Mon conseiller s’en va…

Devez-vous le suivre s’il change d’institution financière?

Mon conseiller s'en va...

A 80 ans, Jean-Pierre C., de Sherbrooke, aurait aimé se la couler douce. Mais sa conseillère financière a quitté Patrimoine Dundee pour rejoindre Investia Services financiers, et le retraité a décidé de la suivre, ce qui n’a pas été sans lui causer quelques tracas. «Depuis son arrivée chez Investia, elle a vendu beaucoup d’actions pour les remplacer par des fonds de croissance dynamique, constate-t-il. Plus de 60000$ ont été transférés au total.»

Tous les professionnels du milieu le savent: la mobilité est assez élevée chez les conseillers, ce qui préoccupe les investisseurs, souvent pris entre deux chaises. Doit-on suivre la personne à qui on a confié son portefeuille depuis des années… ou rester fidèle à une institution financière dont on est pleinement satisfait? Voici quelques repères pour vous guider:

1. Assurez-vous de comprendre les motivations de votre conseiller.

Bien des raisons peuvent le pousser à changer d’établissement: meilleure rémunération, conflit avec l’employeur, meilleurs services, etc. «Quel que soit le motif, il doit vous le donner, insiste Martin Lecavalier, planificateur financier indépendant chez Planifax. Il ne peut pas chambouler votre vie sans se justifier.»

Et s’il le fait, ne vous contentez pas de son explication. «Il arrive que des conseillers soient tout simplement licenciés, note François Morency, planificateur financier indépendant chez Aviso. Même s’il vous jure que la décision de partir vient de lui, vérifiez auprès de l’Autorité des marchés financiers (www.lautorite.qc.ca) si une plainte a été déposée.»
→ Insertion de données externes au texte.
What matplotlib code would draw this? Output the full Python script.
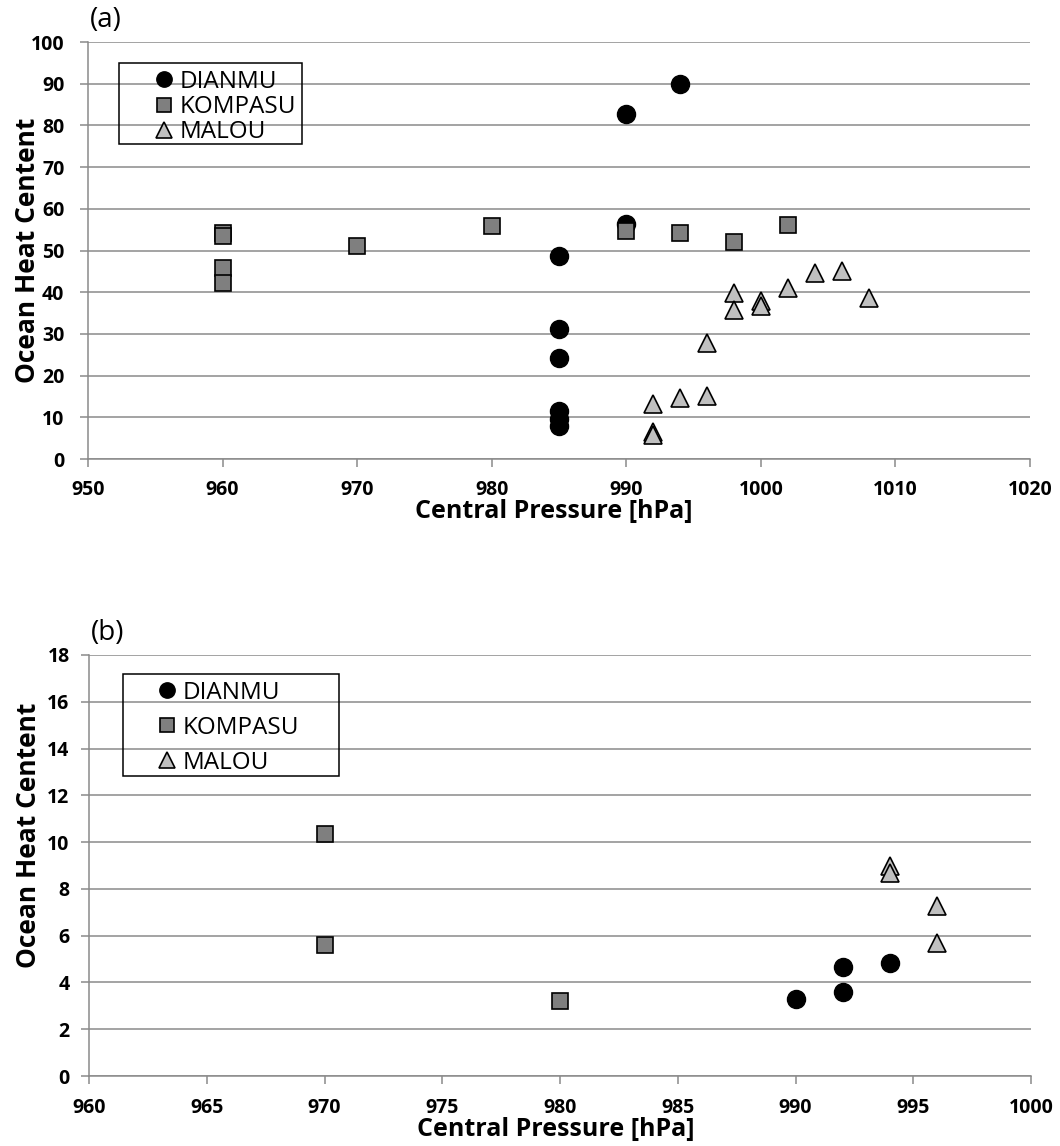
import matplotlib.pyplot as plt
from matplotlib.patches import Rectangle

plt.rcParams['font.family'] = ['Open Sans', 'DejaVu Sans']

# panel (a)
dianmu_a_p = [994, 990, 990, 985, 985, 985, 985, 985, 985]
dianmu_a_v = [90.0, 82.8, 56.3, 48.6, 31.2, 24.2, 11.5, 9.6, 7.8]
kompasu_a_p = [960, 960, 960, 960, 970, 980, 990, 994, 998, 1002]
kompasu_a_v = [54.1, 53.4, 45.8, 42.1, 51.1, 55.8, 54.6, 54.3, 52.0, 56.1]
malou_a_p = [992, 992, 992, 994, 996, 996, 998, 998, 1000, 1000, 1002, 1004, 1006, 1008]
malou_a_v = [13.2, 6.5, 5.8, 14.7, 15.1, 27.8, 39.9, 35.8, 38.0, 36.8, 41.0, 44.7, 45.1, 38.5]

# panel (b)
dianmu_b_p = [990, 992, 992, 994]
dianmu_b_v = [3.28, 4.64, 3.58, 4.84]
kompasu_b_p = [970, 970, 980]
kompasu_b_v = [10.34, 5.58, 3.2]
malou_b_p = [994, 994, 996, 996]
malou_b_v = [9.0, 8.7, 7.25, 5.7]

fig = plt.figure(figsize=(10.6, 11.46), dpi=100)
W, H = 1060, 1146
GRAY = '#8a8a8a'


def fx(px):
    return px / W


def fy(py):
    return 1 - py / H


def make_axes(l, t, r, b):
    return fig.add_axes([fx(l), fy(b), (r - l) / W, (b - t) / H])


def style(ax, xlim, xticks, ylim, yticks, xpad, ypad, xlab_pos, ylab_pos):
    ax.set_xlim(*xlim)
    ax.set_ylim(*ylim)
    ax.set_xticks(xticks)
    ax.set_yticks(yticks)
    ax.grid(axis='y', color=GRAY, lw=1.1)
    ax.set_axisbelow(True)
    for s in ['top', 'right']:
        ax.spines[s].set_visible(False)
    for s in ['left', 'bottom']:
        ax.spines[s].set_color(GRAY)
        ax.spines[s].set_linewidth(1.1)
    ax.tick_params(length=6, width=1.1, color=GRAY, labelsize=14)
    ax.tick_params(axis='x', pad=xpad)
    ax.tick_params(axis='y', pad=ypad)
    for t in ax.get_xticklabels() + ax.get_yticklabels():
        t.set_fontweight('bold')
    ax.set_xlabel('Central Pressure [hPa]', fontsize=18, fontweight='bold')
    ax.set_ylabel('Ocean Heat Centent', fontsize=19, fontweight='bold')
    ax.xaxis.set_label_coords(*xlab_pos)
    ax.yaxis.set_label_coords(*ylab_pos)


def draw(ax, dp, dv, kp, kv, mp, mv):
    ax.plot(dp, dv, 'o', ms=13, mfc='black', mec='black', label='DIANMU', clip_on=False)
    ax.plot(kp, kv, 's', ms=11.5, mfc='#7f7f7f', mec='black', mew=1.2, label='KOMPASU', clip_on=False)
    ax.plot(mp, mv, '^', ms=13, mfc='#c0c0c0', mec='black', mew=1.2, label='MALOU', clip_on=False)


def legend_box(ax, box, anchor, spacing):
    l, t, r, b = box
    fig.patches.append(Rectangle((fx(l), fy(b)), (r - l) / W, (b - t) / H,
                                 transform=fig.transFigure, fill=False,
                                 ec='black', lw=1.1))
    ax.legend(loc='upper left', bbox_to_anchor=(fx(anchor[0]), fy(anchor[1])),
              bbox_transform=fig.transFigure, frameon=False, fontsize=17.5,
              handlelength=0.55, handletextpad=0.4, labelspacing=spacing,
              borderpad=0, borderaxespad=0, markerscale=0.85)


ax1 = make_axes(88, 42, 1030, 459)
draw(ax1, dianmu_a_p, dianmu_a_v, kompasu_a_p, kompasu_a_v, malou_a_p, malou_a_v)
style(ax1, (950, 1020), range(950, 1021, 10), (0, 100), range(0, 101, 10),
      9, 11, (0.494, -0.097), (-0.050, 0.5))
ax1.text(0.002, 1.02, '(a)', transform=ax1.transAxes, fontsize=20, va='bottom', ha='left')
legend_box(ax1, (119, 63, 302, 144), (157, 70), 0.05)

ax2 = make_axes(89, 655, 1031, 1076)
draw(ax2, dianmu_b_p, dianmu_b_v, kompasu_b_p, kompasu_b_v, malou_b_p, malou_b_v)
style(ax2, (960, 1000), range(960, 1001, 5), (0, 18), range(0, 19, 2),
      10, 8, (0.495, -0.097), (-0.050, 0.572))
ax2.text(0.002, 1.02, '(b)', transform=ax2.transAxes, fontsize=20, va='bottom', ha='left')
legend_box(ax2, (123, 674, 339, 776), (160, 681), 0.45)

fig.savefig('out.png', dpi=100, facecolor='white')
Comme le dit le sage, la méfiance mène à la prudence, et la prudence est le début de la vertu…

2. Prenez le temps d’évaluer les conséquences de ce changement.

Quelle est la réputation de la nouvelle firme? Quels sont les services offerts? Détenez-vous des produits maison qu’il vous sera impossible de conserver ailleurs?

Un transfert pourrait entraîner des frais de fermeture et d’ouverture de compte d’une centaine de dollars. De plus, si vous devez vendre des actions, vous paierez une commission d’environ 2 pour 100. Et en achetant des fonds, vous pourriez devoir débourser des droits d’entrée pouvant aller jusqu’à 5 pour 100. Au total, c’est 7 pour 100 de votre capital qui s’envolerait. «Votre conseiller devrait veiller à ce que vous ne soyez pas pénalisé, dit François Morency. Pourquoi, en effet, paieriez-vous pour qu’il obtienne de meilleures conditions dans une autre firme?»

Souvent, la nouvelle institution offrira de rembourser tous les frais associés au transfert. Cela fait partie du marchandage. Vous devez négocier une compensation en échange du transfert de vos actifs. «En cas de refus, recommande François Morency, limitez vos transferts à la portion de vos actifs qui n’entraîne aucuns frais ni aucune transaction.»

3. Etudiez bien la stratégie qu’on vous propose.

Le même conseiller qui vous avait vendu avec tant d’enthousiasme un plan d’investissement vous explique maintenant avec la même conviction pourquoi votre portefeuille serait mieux ailleurs.

Prenez le temps d’évaluer la nouvelle stratégie. Respecte-t-elle le profil d’investisseur et les objectifs? Que valent ces placements?

«Demandez des explications, dit Martin Lecavalier. Si elles sont nébuleuses ou ambiguës, faites votre propre enquête.» Consultez d’autres experts ou des amis qui s’y connaissent. Vous pouvez aussi évaluer vous-même ces produits à partir d’informations publiées sur Internet (voir selection.ca/investir).

Dans tous les cas, la première chose à faire avant de prendre une décision, c’est d’estimer ce que votre conseiller a fait pour vous durant toutes ces années.

«Demandez-lui, par exemple, la performance de votre portefeuille sur 5 ou 10 ans, suggère François Morency. Et comparez ce rendement avec ce qu’il vous avait promis. Le paradoxe, dans cette industrie, c’est que la performance à long terme, c’est à la fois ce qu’on vend le plus aux clients… et ce qu’on leur cache le plus.»